*Data lines*
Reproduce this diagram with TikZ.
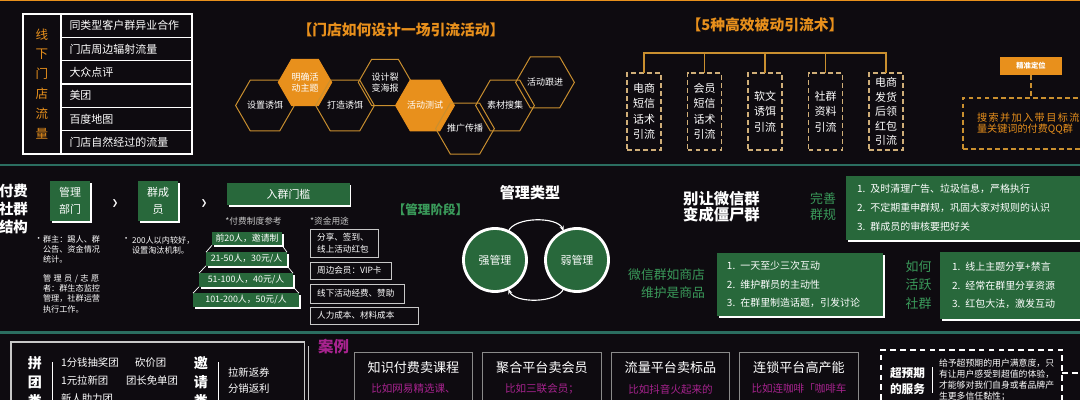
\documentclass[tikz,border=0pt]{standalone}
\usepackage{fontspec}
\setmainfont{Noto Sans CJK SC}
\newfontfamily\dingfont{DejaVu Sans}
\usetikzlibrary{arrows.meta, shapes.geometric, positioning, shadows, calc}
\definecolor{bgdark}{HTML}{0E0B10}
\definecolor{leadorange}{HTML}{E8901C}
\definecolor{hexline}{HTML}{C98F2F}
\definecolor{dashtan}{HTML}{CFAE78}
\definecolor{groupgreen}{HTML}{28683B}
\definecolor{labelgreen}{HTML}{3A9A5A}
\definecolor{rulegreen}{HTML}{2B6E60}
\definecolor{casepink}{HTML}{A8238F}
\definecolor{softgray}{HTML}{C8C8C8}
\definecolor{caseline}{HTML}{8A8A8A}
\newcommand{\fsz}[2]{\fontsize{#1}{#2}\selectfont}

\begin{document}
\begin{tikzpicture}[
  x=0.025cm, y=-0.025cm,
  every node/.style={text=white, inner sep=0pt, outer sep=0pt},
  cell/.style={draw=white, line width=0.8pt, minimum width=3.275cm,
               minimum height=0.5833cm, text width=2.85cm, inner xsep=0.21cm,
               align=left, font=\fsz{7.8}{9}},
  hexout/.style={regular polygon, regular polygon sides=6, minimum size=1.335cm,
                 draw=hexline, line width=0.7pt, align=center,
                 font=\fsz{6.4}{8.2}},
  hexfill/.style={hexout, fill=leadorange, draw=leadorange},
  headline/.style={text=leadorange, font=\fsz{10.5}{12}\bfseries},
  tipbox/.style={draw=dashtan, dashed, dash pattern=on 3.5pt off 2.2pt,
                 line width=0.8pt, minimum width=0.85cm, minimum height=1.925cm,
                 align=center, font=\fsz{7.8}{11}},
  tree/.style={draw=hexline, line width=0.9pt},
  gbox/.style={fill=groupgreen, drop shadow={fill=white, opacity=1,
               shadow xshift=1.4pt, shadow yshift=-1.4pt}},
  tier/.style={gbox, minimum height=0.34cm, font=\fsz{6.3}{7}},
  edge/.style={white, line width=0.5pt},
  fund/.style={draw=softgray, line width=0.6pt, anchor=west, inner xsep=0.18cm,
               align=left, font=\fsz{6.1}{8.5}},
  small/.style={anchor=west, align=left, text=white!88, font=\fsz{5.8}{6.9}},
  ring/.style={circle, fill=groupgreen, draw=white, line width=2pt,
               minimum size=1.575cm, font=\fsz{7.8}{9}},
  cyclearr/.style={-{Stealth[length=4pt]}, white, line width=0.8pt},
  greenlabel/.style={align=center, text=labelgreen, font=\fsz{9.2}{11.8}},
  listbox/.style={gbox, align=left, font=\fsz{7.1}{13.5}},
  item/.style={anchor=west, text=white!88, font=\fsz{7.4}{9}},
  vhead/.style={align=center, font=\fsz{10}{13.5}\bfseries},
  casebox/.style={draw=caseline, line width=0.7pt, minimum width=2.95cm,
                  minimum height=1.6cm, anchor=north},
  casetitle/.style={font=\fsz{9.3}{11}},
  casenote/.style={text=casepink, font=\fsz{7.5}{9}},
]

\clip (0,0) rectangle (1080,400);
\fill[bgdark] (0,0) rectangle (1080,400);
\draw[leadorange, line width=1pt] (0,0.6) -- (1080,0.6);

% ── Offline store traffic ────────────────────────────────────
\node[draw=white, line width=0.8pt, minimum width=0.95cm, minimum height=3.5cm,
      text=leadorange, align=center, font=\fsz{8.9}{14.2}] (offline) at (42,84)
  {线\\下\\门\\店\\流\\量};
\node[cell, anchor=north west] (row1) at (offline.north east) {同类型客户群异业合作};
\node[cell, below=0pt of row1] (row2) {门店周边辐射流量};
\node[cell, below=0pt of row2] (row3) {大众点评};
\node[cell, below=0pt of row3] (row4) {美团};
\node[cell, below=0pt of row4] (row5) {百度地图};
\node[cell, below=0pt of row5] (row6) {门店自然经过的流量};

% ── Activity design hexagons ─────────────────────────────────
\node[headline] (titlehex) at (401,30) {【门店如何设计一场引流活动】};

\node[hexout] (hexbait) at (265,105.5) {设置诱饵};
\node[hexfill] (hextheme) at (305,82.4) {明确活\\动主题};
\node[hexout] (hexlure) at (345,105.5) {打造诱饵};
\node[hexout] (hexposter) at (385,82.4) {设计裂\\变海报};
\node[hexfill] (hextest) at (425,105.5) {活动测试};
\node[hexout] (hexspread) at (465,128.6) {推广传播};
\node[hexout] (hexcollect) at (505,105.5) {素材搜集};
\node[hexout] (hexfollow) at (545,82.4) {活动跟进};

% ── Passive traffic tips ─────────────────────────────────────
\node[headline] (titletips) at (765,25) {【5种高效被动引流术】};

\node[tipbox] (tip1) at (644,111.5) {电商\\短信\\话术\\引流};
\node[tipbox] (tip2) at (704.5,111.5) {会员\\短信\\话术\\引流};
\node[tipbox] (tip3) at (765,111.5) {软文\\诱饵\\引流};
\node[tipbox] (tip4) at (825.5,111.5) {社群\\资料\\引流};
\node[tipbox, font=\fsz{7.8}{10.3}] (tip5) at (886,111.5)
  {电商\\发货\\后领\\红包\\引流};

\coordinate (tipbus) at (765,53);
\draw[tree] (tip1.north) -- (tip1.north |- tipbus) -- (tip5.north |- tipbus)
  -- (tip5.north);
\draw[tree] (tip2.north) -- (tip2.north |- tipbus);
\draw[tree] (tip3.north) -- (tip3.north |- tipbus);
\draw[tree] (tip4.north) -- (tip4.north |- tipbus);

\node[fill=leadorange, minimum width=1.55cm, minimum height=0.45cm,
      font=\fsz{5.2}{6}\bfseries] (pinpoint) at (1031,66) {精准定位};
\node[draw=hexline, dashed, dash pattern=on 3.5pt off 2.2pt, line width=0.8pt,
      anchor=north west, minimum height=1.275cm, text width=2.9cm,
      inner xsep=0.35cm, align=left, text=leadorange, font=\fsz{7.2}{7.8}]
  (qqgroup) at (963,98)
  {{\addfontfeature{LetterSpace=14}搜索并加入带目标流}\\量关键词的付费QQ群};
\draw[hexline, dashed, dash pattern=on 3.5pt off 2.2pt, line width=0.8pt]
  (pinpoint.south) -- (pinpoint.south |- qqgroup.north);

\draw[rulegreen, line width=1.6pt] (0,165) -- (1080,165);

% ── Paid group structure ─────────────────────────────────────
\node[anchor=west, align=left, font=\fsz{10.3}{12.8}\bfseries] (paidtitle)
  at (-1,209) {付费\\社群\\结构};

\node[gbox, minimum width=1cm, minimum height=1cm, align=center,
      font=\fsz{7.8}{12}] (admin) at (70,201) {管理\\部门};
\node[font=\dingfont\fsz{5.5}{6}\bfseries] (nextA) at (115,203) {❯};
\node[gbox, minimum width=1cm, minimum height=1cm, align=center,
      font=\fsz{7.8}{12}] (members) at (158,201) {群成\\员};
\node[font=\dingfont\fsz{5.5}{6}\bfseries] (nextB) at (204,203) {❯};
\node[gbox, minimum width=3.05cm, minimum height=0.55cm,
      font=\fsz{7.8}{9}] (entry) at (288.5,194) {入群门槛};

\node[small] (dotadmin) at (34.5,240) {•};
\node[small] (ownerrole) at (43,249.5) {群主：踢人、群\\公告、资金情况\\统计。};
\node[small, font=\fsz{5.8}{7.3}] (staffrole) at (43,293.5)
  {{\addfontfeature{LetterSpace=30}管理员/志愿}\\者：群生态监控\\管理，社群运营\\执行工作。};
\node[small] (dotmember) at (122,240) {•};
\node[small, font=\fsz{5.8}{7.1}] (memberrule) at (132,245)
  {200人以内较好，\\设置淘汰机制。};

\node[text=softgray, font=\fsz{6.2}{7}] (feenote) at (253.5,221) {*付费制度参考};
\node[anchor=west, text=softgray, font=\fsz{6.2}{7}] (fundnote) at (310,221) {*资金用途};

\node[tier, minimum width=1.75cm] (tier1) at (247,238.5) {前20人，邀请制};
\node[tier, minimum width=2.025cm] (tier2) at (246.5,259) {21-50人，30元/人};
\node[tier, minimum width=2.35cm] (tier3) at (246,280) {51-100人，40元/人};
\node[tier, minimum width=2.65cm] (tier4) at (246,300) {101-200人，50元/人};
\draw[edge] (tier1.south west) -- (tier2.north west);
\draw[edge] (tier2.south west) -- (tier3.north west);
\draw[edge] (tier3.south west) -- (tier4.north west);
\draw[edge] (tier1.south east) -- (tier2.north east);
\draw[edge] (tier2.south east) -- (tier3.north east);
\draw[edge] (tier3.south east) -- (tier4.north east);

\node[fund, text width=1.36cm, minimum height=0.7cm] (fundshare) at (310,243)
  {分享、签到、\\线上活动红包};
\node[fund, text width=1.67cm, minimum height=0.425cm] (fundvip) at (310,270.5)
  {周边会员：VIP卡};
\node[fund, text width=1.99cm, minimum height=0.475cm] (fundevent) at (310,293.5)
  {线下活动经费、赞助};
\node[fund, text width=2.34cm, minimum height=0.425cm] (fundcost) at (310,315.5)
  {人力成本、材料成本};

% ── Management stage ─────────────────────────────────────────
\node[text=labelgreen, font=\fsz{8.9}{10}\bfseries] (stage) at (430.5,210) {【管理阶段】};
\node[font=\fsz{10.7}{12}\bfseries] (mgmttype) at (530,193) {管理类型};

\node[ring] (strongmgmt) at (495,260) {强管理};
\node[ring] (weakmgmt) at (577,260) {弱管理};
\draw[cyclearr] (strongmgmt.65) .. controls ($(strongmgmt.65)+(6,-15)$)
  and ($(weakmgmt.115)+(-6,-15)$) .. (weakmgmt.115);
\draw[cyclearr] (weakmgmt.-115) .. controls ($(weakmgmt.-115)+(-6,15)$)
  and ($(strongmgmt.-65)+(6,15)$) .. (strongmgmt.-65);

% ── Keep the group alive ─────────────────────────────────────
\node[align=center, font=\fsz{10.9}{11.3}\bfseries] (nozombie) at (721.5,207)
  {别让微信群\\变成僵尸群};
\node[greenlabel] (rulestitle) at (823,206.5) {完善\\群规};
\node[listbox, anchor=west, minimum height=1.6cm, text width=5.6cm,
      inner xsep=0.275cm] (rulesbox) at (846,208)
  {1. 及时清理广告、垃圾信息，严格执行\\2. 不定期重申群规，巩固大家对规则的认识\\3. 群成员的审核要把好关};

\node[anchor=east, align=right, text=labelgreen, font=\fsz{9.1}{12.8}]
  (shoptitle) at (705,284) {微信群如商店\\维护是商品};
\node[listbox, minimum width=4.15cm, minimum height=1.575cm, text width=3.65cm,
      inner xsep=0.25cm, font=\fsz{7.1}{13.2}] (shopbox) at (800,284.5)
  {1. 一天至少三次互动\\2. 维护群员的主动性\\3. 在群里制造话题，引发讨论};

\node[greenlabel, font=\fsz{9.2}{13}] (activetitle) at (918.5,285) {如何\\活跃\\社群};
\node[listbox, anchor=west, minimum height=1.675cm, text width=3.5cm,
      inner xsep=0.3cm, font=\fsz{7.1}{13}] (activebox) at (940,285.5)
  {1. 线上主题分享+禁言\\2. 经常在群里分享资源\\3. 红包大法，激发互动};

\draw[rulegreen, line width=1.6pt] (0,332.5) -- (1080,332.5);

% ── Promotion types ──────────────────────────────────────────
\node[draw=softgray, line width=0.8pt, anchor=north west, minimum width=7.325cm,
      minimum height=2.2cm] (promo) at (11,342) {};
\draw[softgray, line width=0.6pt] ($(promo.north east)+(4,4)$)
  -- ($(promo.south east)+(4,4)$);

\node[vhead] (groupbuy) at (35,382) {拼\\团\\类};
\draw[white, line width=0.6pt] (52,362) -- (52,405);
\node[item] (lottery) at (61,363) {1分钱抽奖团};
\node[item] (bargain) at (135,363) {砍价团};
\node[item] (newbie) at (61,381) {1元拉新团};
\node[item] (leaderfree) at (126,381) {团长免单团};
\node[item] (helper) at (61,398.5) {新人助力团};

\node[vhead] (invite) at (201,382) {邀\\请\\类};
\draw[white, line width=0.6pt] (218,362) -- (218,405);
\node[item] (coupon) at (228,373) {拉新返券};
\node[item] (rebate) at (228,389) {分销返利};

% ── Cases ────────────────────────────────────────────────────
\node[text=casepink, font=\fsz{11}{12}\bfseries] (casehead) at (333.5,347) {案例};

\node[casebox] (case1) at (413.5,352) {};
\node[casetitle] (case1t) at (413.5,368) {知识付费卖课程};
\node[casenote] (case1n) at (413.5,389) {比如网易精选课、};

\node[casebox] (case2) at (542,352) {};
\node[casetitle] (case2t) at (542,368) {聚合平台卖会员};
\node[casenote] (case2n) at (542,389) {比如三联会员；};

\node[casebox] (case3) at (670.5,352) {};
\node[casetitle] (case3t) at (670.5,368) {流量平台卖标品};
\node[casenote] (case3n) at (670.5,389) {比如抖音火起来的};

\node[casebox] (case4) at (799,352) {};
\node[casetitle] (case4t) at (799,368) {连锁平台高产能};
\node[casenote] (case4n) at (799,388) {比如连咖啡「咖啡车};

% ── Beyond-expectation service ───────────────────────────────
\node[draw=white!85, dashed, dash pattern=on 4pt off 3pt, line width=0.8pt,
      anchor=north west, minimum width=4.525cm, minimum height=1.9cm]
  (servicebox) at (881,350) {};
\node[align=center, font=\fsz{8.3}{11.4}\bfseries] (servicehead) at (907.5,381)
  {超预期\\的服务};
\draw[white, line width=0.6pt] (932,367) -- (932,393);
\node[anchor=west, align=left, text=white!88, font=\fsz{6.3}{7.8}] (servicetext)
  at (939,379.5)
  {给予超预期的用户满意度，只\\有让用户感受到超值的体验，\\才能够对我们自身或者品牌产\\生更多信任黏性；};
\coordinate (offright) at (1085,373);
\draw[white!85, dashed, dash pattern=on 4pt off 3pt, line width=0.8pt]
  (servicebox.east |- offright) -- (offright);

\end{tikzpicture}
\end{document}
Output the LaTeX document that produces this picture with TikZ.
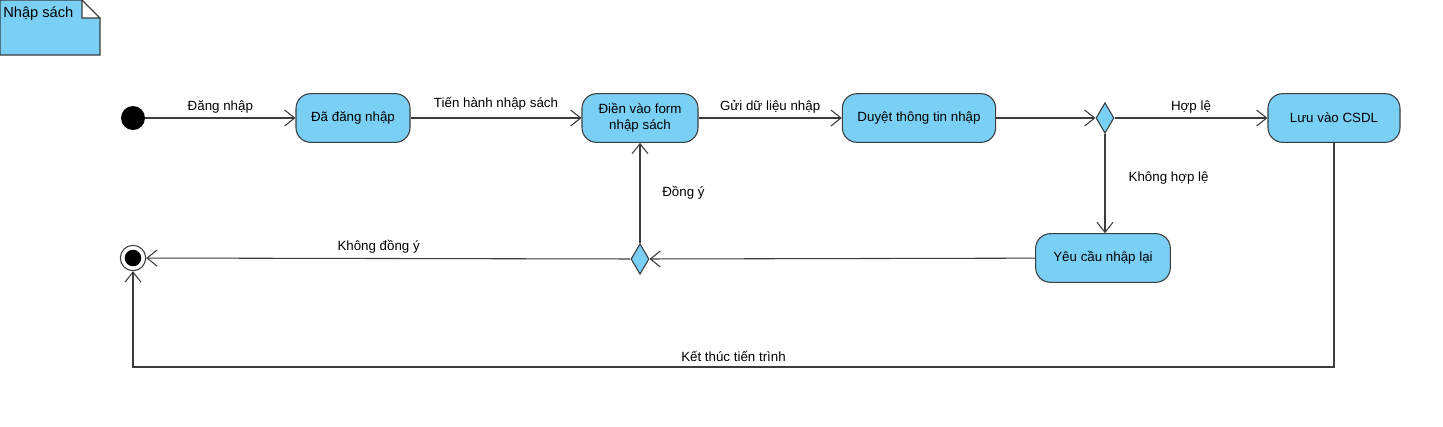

*Your task*
From the data above, pick out each line containing "with" and copy it.

*Problem solution*
Reproduce this diagram with TikZ.
Output the LaTeX document that produces this picture with TikZ.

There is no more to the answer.